YOUR OBJECTIVE:
Reproduce exactly the lines below, from the first one through the line containing "ctx.strokeRect(74.5, 88.5, 1488, 543);", and omit any pictures.

DATA PROVIDED:
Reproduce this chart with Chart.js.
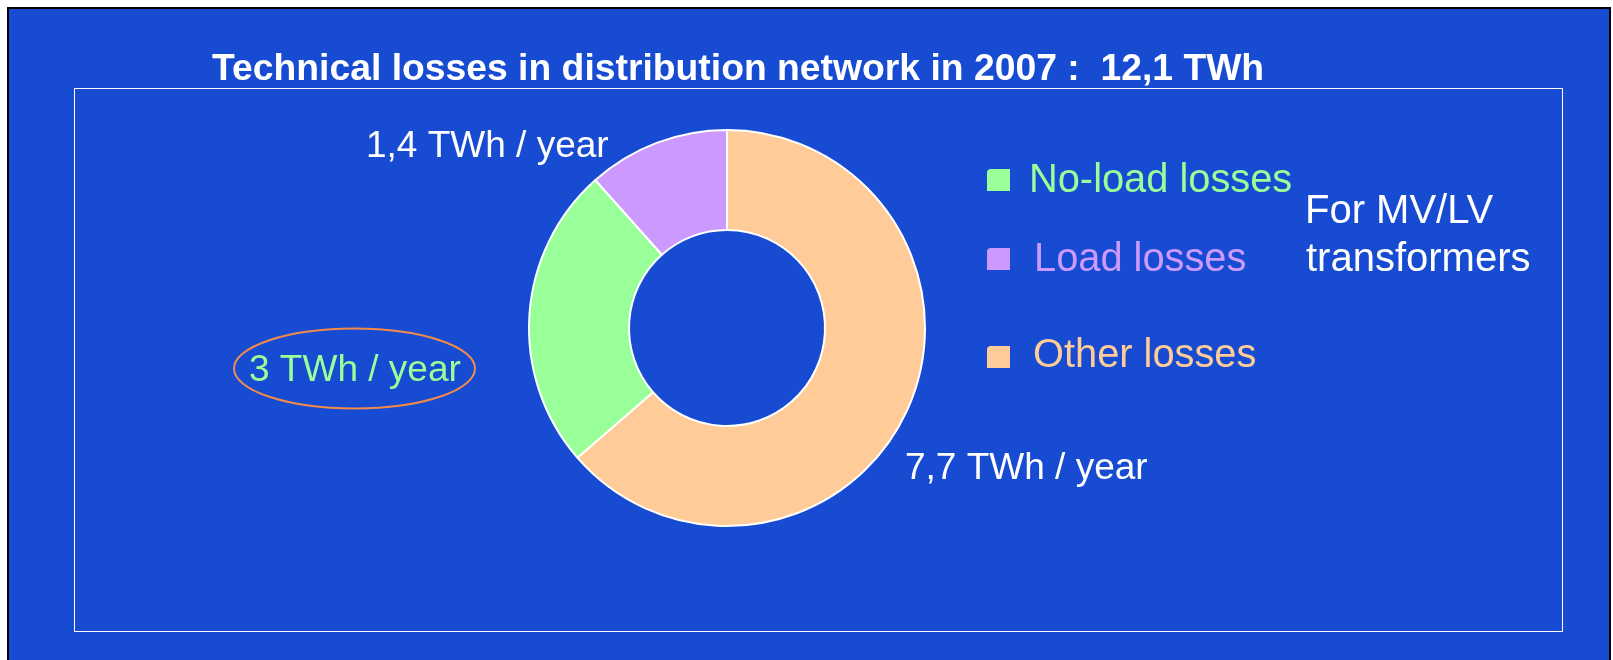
<!DOCTYPE html>
<html>
<head>
<meta charset="utf-8">
<title>Technical losses in distribution network</title>
<script src="https://cdn.jsdelivr.net/npm/chart.js@4/dist/chart.umd.min.js"></script>
<style>
  html, body { margin: 0; padding: 0; background: #fff; overflow: hidden; }
  canvas { display: block; }
</style>
</head>
<body>
<canvas id="losses" width="1613" height="660"></canvas>
<script>
// slices, in drawing order (clockwise from 12 o'clock)
const categories = ['Other losses', 'No-load losses', 'Load losses'];
const values = [7.7, 3, 1.4];
const colors = ['#FFCC99', '#99FF99', '#CC99FF'];
const valueColors = ['#FFFFFF', '#99FF99', '#FFFFFF'];
const legendOrder = [1, 2, 0];
const unit = 'TWh / year';

// where things sit on the slide
const BLUE = '#174CD2';
const labelPos = [[905, 479], [249, 381], [366, 157]];
const legendRows = [
  { box: [987, 169], text: [1029, 192] },
  { box: [987, 248], text: [1034, 271] },
  { box: [987, 346], text: [1033, 367] },
];

const fmt = (v) => String(Math.round(v * 10) / 10).replace('.', ',');
const total = values.reduce((a, b) => a + b, 0);

const slide = {
  id: 'slide',
  beforeDraw(chart) {
    const { ctx, width, height } = chart;
    ctx.save();
    ctx.fillStyle = '#fff';
    ctx.fillRect(0, 0, width, height);
    ctx.fillStyle = '#000';
    ctx.fillRect(7, 7, 1604, height);
    ctx.fillStyle = BLUE;
    ctx.fillRect(9, 9, 1600, height);

    ctx.strokeStyle = '#fff';
    ctx.lineWidth = 1;
    ctx.strokeRect(74.5, 88.5, 1488, 543);

    ctx.fillStyle = '#fff';
    ctx.font = 'bold 37.3px "Liberation Sans", Arial, sans-serif';
    ctx.textBaseline = 'alphabetic';
    ctx.fillText(
      `Technical losses in distribution network in 2007 :  ${fmt(total)} TWh`,
      212,
      80
    );
    ctx.restore();
  },
  afterDraw(chart) {
    const { ctx } = chart;
    ctx.save();
    ctx.textBaseline = 'alphabetic';

    // value labels
    ctx.font = '37px "Liberation Sans", Arial, sans-serif';
    values.forEach((v, i) => {
      ctx.fillStyle = valueColors[i];
      ctx.fillText(`${fmt(v)} ${unit}`, labelPos[i][0], labelPos[i][1]);
    });

    // ring round the no-load figure
    ctx.strokeStyle = '#F28A4A';
    ctx.lineWidth = 2;
    ctx.beginPath();
    ctx.ellipse(354.5, 368.5, 120.5, 40, 0, 0, Math.PI * 2);
    ctx.stroke();

    // legend
    ctx.font = '39.8px "Liberation Sans", Arial, sans-serif';
    legendOrder.forEach((idx, row) => {
      const r = legendRows[row];
      ctx.fillStyle = colors[idx];
      ctx.beginPath();
      ctx.roundRect(r.box[0], r.box[1], 23, 22, [4, 0, 0, 0]);
      ctx.fill();
      ctx.fillText(categories[idx], r.text[0], r.text[1]);
    });

    ctx.fillStyle = '#fff';
    ctx.font = '40px "Liberation Sans", Arial, sans-serif';
    ctx.fillText('For MV/LV', 1305, 223);
    ctx.fillText('transformers', 1306, 271);
    ctx.restore();
  },
};

// eslint-disable-next-line no-new
new Chart(document.getElementById('losses'), {
  type: 'doughnut',
  data: {
    labels: categories,
    datasets: [
      {
        data: values,
        backgroundColor: colors,
        borderColor: '#FFFFFF',
        borderWidth: 2,
      },
    ],
  },
  options: {
    responsive: false,
    animation: false,
    devicePixelRatio: 1,
    radius: 198,
    cutout: '49.5%',
    rotation: 0,
    layout: {
      padding: { left: 477, right: 636, top: 78, bottom: 82 },
    },
    plugins: {
      legend: { display: false },
      title: { display: false },
      tooltip: { enabled: false },
    },
  },
  plugins: [slide],
});
</script>
</body>
</html>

RESULT:
Reproduce this chart with Chart.js.
<!DOCTYPE html>
<html>
<head>
<meta charset="utf-8">
<title>Technical losses in distribution network</title>
<script src="https://cdn.jsdelivr.net/npm/chart.js@4/dist/chart.umd.min.js"></script>
<style>
  html, body { margin: 0; padding: 0; background: #fff; overflow: hidden; }
  canvas { display: block; }
</style>
</head>
<body>
<canvas id="losses" width="1613" height="660"></canvas>
<script>
// slices, in drawing order (clockwise from 12 o'clock)
const categories = ['Other losses', 'No-load losses', 'Load losses'];
const values = [7.7, 3, 1.4];
const colors = ['#FFCC99', '#99FF99', '#CC99FF'];
const valueColors = ['#FFFFFF', '#99FF99', '#FFFFFF'];
const legendOrder = [1, 2, 0];
const unit = 'TWh / year';

// where things sit on the slide
const BLUE = '#174CD2';
const labelPos = [[905, 479], [249, 381], [366, 157]];
const legendRows = [
  { box: [987, 169], text: [1029, 192] },
  { box: [987, 248], text: [1034, 271] },
  { box: [987, 346], text: [1033, 367] },
];

const fmt = (v) => String(Math.round(v * 10) / 10).replace('.', ',');
const total = values.reduce((a, b) => a + b, 0);

const slide = {
  id: 'slide',
  beforeDraw(chart) {
    const { ctx, width, height } = chart;
    ctx.save();
    ctx.fillStyle = '#fff';
    ctx.fillRect(0, 0, width, height);
    ctx.fillStyle = '#000';
    ctx.fillRect(7, 7, 1604, height);
    ctx.fillStyle = BLUE;
    ctx.fillRect(9, 9, 1600, height);

    ctx.strokeStyle = '#fff';
    ctx.lineWidth = 1;
    ctx.strokeRect(74.5, 88.5, 1488, 543);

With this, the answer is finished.